■ **Directions**: Return the listing below exactly, with the pictures dropped.

>> BEGIN Information provided

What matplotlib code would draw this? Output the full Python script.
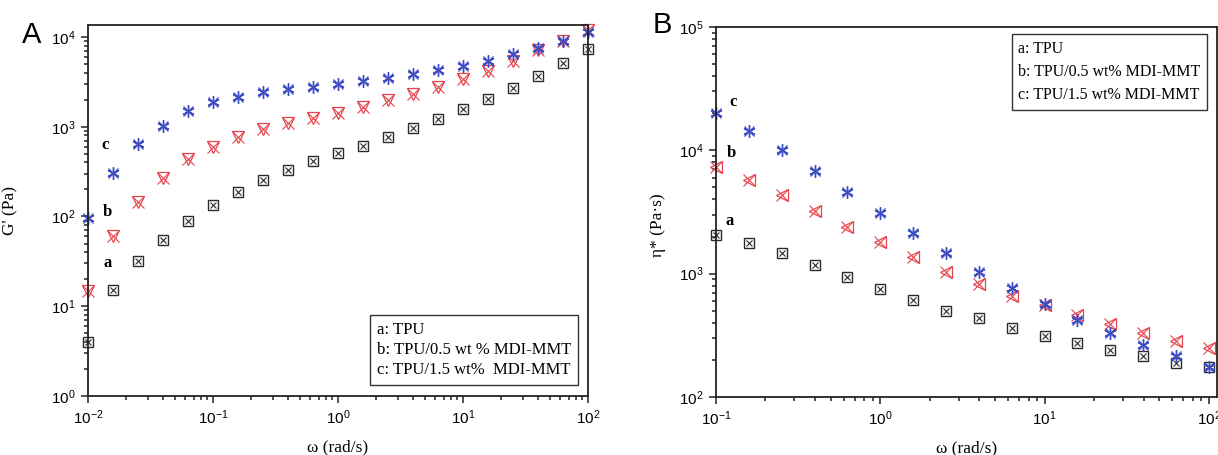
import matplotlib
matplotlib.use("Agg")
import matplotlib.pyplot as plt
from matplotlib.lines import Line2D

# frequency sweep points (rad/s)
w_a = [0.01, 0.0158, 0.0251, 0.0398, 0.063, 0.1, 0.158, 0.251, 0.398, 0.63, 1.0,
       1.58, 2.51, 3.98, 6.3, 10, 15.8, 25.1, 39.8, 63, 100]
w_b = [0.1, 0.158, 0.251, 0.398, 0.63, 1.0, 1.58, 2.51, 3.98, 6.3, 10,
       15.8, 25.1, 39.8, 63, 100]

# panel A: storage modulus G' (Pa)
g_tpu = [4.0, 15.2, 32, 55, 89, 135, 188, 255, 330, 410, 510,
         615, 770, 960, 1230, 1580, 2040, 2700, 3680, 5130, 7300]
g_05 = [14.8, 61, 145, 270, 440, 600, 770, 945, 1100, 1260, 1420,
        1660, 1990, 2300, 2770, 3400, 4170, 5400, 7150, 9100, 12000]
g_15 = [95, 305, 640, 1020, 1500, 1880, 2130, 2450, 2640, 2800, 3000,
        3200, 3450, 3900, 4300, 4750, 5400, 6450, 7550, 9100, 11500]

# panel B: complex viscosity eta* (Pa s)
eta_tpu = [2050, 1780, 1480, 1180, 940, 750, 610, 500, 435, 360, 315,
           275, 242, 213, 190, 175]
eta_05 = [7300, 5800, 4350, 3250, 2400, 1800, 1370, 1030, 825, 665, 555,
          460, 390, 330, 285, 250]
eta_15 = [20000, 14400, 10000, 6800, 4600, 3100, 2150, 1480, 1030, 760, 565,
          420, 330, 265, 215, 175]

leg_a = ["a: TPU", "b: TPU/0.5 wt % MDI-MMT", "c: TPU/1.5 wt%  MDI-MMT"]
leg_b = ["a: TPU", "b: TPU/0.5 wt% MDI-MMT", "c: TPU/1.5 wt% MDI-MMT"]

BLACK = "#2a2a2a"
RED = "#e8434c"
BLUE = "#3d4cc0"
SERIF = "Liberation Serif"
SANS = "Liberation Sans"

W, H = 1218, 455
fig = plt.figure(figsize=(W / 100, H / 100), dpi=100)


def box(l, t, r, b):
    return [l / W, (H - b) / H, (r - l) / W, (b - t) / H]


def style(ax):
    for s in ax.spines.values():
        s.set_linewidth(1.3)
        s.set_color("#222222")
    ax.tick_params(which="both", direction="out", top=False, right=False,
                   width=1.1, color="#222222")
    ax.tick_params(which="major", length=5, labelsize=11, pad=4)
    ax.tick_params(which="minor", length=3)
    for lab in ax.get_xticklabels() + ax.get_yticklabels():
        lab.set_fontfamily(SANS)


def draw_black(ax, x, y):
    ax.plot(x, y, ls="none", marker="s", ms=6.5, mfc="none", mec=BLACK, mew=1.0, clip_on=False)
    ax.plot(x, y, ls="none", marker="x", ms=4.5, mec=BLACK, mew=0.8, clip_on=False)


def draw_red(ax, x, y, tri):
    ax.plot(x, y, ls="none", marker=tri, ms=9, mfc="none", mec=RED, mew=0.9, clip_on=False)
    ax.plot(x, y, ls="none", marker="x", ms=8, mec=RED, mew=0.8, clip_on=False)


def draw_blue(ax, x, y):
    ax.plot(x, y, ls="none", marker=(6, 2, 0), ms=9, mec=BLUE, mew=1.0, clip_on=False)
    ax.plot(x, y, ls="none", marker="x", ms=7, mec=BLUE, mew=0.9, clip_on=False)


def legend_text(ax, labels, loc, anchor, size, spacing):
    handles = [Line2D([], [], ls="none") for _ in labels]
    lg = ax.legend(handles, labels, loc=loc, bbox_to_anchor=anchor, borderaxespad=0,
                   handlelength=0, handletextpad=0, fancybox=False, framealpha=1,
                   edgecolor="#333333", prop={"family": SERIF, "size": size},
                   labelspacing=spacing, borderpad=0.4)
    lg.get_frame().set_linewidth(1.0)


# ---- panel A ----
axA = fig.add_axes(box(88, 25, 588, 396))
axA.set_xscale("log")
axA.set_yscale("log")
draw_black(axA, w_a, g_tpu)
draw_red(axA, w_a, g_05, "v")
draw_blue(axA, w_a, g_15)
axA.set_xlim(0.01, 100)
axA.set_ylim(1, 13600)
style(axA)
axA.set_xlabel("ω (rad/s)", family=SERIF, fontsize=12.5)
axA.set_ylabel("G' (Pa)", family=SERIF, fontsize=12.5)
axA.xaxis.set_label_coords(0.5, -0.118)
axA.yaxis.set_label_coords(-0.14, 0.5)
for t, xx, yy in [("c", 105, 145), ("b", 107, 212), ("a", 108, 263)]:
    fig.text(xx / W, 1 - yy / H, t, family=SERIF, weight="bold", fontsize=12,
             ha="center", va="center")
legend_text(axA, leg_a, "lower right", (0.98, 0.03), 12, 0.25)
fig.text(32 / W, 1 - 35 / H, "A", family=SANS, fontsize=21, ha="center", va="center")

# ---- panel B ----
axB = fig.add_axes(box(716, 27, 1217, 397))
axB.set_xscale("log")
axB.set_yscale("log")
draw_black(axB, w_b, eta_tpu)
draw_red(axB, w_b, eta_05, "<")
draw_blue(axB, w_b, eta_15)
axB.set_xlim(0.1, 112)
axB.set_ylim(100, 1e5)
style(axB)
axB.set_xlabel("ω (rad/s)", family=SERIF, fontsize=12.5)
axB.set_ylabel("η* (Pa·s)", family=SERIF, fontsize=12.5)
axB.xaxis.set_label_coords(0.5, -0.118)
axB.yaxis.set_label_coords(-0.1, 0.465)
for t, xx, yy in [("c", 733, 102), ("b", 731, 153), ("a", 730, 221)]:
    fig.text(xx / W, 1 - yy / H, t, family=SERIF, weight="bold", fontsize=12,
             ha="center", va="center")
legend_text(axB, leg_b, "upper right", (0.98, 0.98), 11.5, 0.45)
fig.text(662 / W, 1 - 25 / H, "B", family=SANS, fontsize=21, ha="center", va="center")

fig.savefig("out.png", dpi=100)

>> END Information provided

■ **Response to this task**:
What matplotlib code would draw this? Output the full Python script.
import matplotlib
matplotlib.use("Agg")
import matplotlib.pyplot as plt
from matplotlib.lines import Line2D

# frequency sweep points (rad/s)
w_a = [0.01, 0.0158, 0.0251, 0.0398, 0.063, 0.1, 0.158, 0.251, 0.398, 0.63, 1.0,
       1.58, 2.51, 3.98, 6.3, 10, 15.8, 25.1, 39.8, 63, 100]
w_b = [0.1, 0.158, 0.251, 0.398, 0.63, 1.0, 1.58, 2.51, 3.98, 6.3, 10,
       15.8, 25.1, 39.8, 63, 100]

# panel A: storage modulus G' (Pa)
g_tpu = [4.0, 15.2, 32, 55, 89, 135, 188, 255, 330, 410, 510,
         615, 770, 960, 1230, 1580, 2040, 2700, 3680, 5130, 7300]
g_05 = [14.8, 61, 145, 270, 440, 600, 770, 945, 1100, 1260, 1420,
        1660, 1990, 2300, 2770, 3400, 4170, 5400, 7150, 9100, 12000]
g_15 = [95, 305, 640, 1020, 1500, 1880, 2130, 2450, 2640, 2800, 3000,
        3200, 3450, 3900, 4300, 4750, 5400, 6450, 7550, 9100, 11500]

# panel B: complex viscosity eta* (Pa s)
eta_tpu = [2050, 1780, 1480, 1180, 940, 750, 610, 500, 435, 360, 315,
           275, 242, 213, 190, 175]
eta_05 = [7300, 5800, 4350, 3250, 2400, 1800, 1370, 1030, 825, 665, 555,
          460, 390, 330, 285, 250]
eta_15 = [20000, 14400, 10000, 6800, 4600, 3100, 2150, 1480, 1030, 760, 565,
          420, 330, 265, 215, 175]

leg_a = ["a: TPU", "b: TPU/0.5 wt % MDI-MMT", "c: TPU/1.5 wt%  MDI-MMT"]
leg_b = ["a: TPU", "b: TPU/0.5 wt% MDI-MMT", "c: TPU/1.5 wt% MDI-MMT"]

BLACK = "#2a2a2a"
RED = "#e8434c"
BLUE = "#3d4cc0"
SERIF = "Liberation Serif"
SANS = "Liberation Sans"

W, H = 1218, 455
fig = plt.figure(figsize=(W / 100, H / 100), dpi=100)


def box(l, t, r, b):
    return [l / W, (H - b) / H, (r - l) / W, (b - t) / H]


def style(ax):
    for s in ax.spines.values():
        s.set_linewidth(1.3)
        s.set_color("#222222")
    ax.tick_params(which="both", direction="out", top=False, right=False,
                   width=1.1, color="#222222")
    ax.tick_params(which="major", length=5, labelsize=11, pad=4)
    ax.tick_params(which="minor", length=3)
    for lab in ax.get_xticklabels() + ax.get_yticklabels():
        lab.set_fontfamily(SANS)


def draw_black(ax, x, y):
    ax.plot(x, y, ls="none", marker="s", ms=6.5, mfc="none", mec=BLACK, mew=1.0, clip_on=False)
    ax.plot(x, y, ls="none", marker="x", ms=4.5, mec=BLACK, mew=0.8, clip_on=False)


def draw_red(ax, x, y, tri):
    ax.plot(x, y, ls="none", marker=tri, ms=9, mfc="none", mec=RED, mew=0.9, clip_on=False)
    ax.plot(x, y, ls="none", marker="x", ms=8, mec=RED, mew=0.8, clip_on=False)


def draw_blue(ax, x, y):
    ax.plot(x, y, ls="none", marker=(6, 2, 0), ms=9, mec=BLUE, mew=1.0, clip_on=False)
    ax.plot(x, y, ls="none", marker="x", ms=7, mec=BLUE, mew=0.9, clip_on=False)


def legend_text(ax, labels, loc, anchor, size, spacing):
    handles = [Line2D([], [], ls="none") for _ in labels]
    lg = ax.legend(handles, labels, loc=loc, bbox_to_anchor=anchor, borderaxespad=0,
                   handlelength=0, handletextpad=0, fancybox=False, framealpha=1,
                   edgecolor="#333333", prop={"family": SERIF, "size": size},
                   labelspacing=spacing, borderpad=0.4)
    lg.get_frame().set_linewidth(1.0)


# ---- panel A ----
axA = fig.add_axes(box(88, 25, 588, 396))
axA.set_xscale("log")
axA.set_yscale("log")
draw_black(axA, w_a, g_tpu)
draw_red(axA, w_a, g_05, "v")
draw_blue(axA, w_a, g_15)
axA.set_xlim(0.01, 100)
axA.set_ylim(1, 13600)
style(axA)
axA.set_xlabel("ω (rad/s)", family=SERIF, fontsize=12.5)
axA.set_ylabel("G' (Pa)", family=SERIF, fontsize=12.5)
axA.xaxis.set_label_coords(0.5, -0.118)
axA.yaxis.set_label_coords(-0.14, 0.5)
for t, xx, yy in [("c", 105, 145), ("b", 107, 212), ("a", 108, 263)]:
    fig.text(xx / W, 1 - yy / H, t, family=SERIF, weight="bold", fontsize=12,
             ha="center", va="center")
legend_text(axA, leg_a, "lower right", (0.98, 0.03), 12, 0.25)
fig.text(32 / W, 1 - 35 / H, "A", family=SANS, fontsize=21, ha="center", va="center")

# ---- panel B ----
axB = fig.add_axes(box(716, 27, 1217, 397))
axB.set_xscale("log")
axB.set_yscale("log")
draw_black(axB, w_b, eta_tpu)
draw_red(axB, w_b, eta_05, "<")
draw_blue(axB, w_b, eta_15)
axB.set_xlim(0.1, 112)
axB.set_ylim(100, 1e5)
style(axB)
axB.set_xlabel("ω (rad/s)", family=SERIF, fontsize=12.5)
axB.set_ylabel("η* (Pa·s)", family=SERIF, fontsize=12.5)
axB.xaxis.set_label_coords(0.5, -0.118)
axB.yaxis.set_label_coords(-0.1, 0.465)
for t, xx, yy in [("c", 733, 102), ("b", 731, 153), ("a", 730, 221)]:
    fig.text(xx / W, 1 - yy / H, t, family=SERIF, weight="bold", fontsize=12,
             ha="center", va="center")
legend_text(axB, leg_b, "upper right", (0.98, 0.98), 11.5, 0.45)
fig.text(662 / W, 1 - 25 / H, "B", family=SANS, fontsize=21, ha="center", va="center")

fig.savefig("out.png", dpi=100)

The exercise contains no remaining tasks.